Mistakes that get founders downvoted (or banned)
Posting the same content across many subs (cross-post spam).
Sounding like marketing copy: “revolutionary,” “game-changing,” “powered by AI.”
Arguing with commenters. Be calm, be helpful, move on.
Dropping links in every comment. Answer first, link second (only if it’s allowed and requested).
Only showing up when you need something. Comment on other people’s posts too.
If you’re serious about this channel, build a reputation in a few subs. Your account history matters.
FAQ: how to get users from Reddit
How often should I post on Reddit as a founder?
Start with 1 strong post per week in one subreddit, plus 10–20 helpful comments spread across the week. Scale once you understand what gets positive engagement.
Should I use my personal account or a brand-new account?
A real account with normal behavior is best. Brand-new accounts that immediately promote a product often get flagged. If you create a new account, spend time commenting and participating before you ever link out.
Is it okay to DM people who comment?
Only if they ask, or if the subreddit culture supports it. A safe approach is: respond publicly, then say, “If you want, DM me and I’ll share the template.” Let them initiate.
What if my subreddit bans links entirely?
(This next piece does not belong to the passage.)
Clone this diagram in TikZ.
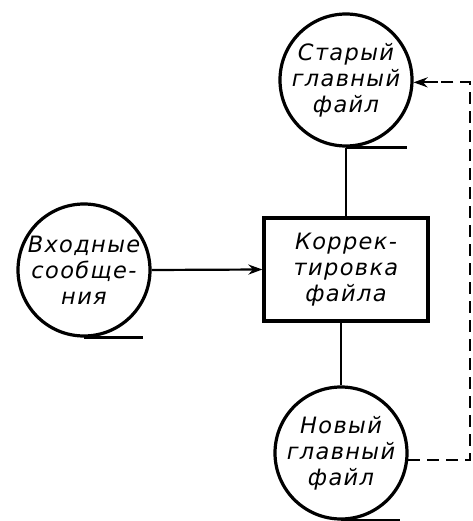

Don’t link. Provide the core answer in the post. If someone requests the resource, ask a mod-approved way to share it (some subs allow it in DMs, some allow it in a weekly thread). Respect the rules.
Can Reddit work for B2B SaaS?
Yes, especially for dev tools, analytics, design, productivity, and niche business software. The key is to speak in problem language, not category language, and to show proof (even small proof).
Conclusion
If you want to get users from Reddit, treat it like community-led growth, not a traffic hack. Pick a few subreddits where your users already spend time, learn the rules, post value-first content, and use soft CTAs. Then turn the comment thread into conversations and share a resource that matches the post. Track signups, learn what resonates, and keep showing up.